Tuesday, November 6, 2012

Phinally in the Philippines

Welcome to the Philippines!
It only took me 32 years to make the trip half way around the world to visit the homeland of my mom, and host to the famous flashy Jeepney transportation system!

Uncle Teodie and Auntie Najla have been the most gracious and generous hosts.

My cousins Carmichelle, Lauren, and Tedrick are all pretty amazing too!

I love taking pictures of food!  This is our Filipino feast complete with chicken adobo (closest to me in the boat on the left since the rest of the family are vegetarian).

I'm not the only one who likes to photograph food!

We've been exploring historical and cultural sites around Manila.  At fort Santiago, National Hero, Jose Rizal, was imprisoned before being executed for crimes against the state.  His writings revealing the torments  imposed on the local Filipinos spread the revealing and shameful truth of the nation's struggles during Spanish colonization.

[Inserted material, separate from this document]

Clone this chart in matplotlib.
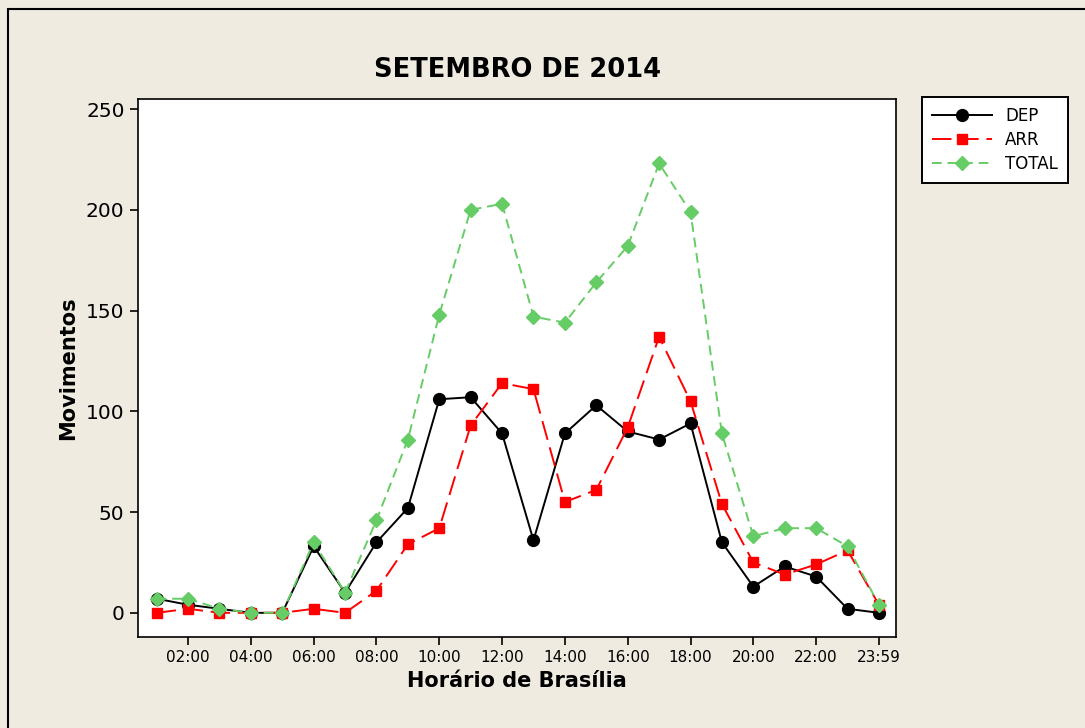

San Augustin Church, built in 1587, is the oldest stone church in the country and the only surviving structure of World War II.  

Funny to see construction materials stored in such a grand stairwell of the San Augustin monastary, a building that hosts a vast collection of Catholic art and artifacts.

 Labyrinths of vaulted arcades showcase enormous paintings and retablos.

Spoliarium by Filipion artist, Juan Luna, is considered a National Treasure, having stunned European art crowds by winning the highest medals at the 1884 Madrid Exposition.  It was amazing to take in the massive scale of this over twenty foot wide painting.

More food.  Lumpia (another of my favorite filipino foods), puso ng saging (heart of banana- and a new one for me this trip), some green vegetables, and of course the asian staple, rice.

The fruit tower of papaya, mangosteen, mangos, dragon fruit, green citrus, and orange citrus.
An intimate look at the mangosteen's sweet and sour white meat and the bitter but high in antioxidant pulpy red fiber.

A Little Bit on the National Hero, Jose Rizal
 Within Fort Santiago, the Rizal Shrine displays a mural depicting the life and execution of Jose Rizal.

At Rizal Park a larger than life sculpture once again shows his execution.  
His writings have had the greatest impact, but Rizal was also a skilled sculptor, is credited with the discovery of a variety of local fauna, spoke over 7 languages, and was a practicing medical doctor.

I'm sure I'll be taking more shots of Jeepneys, but here are some of my best ones so far.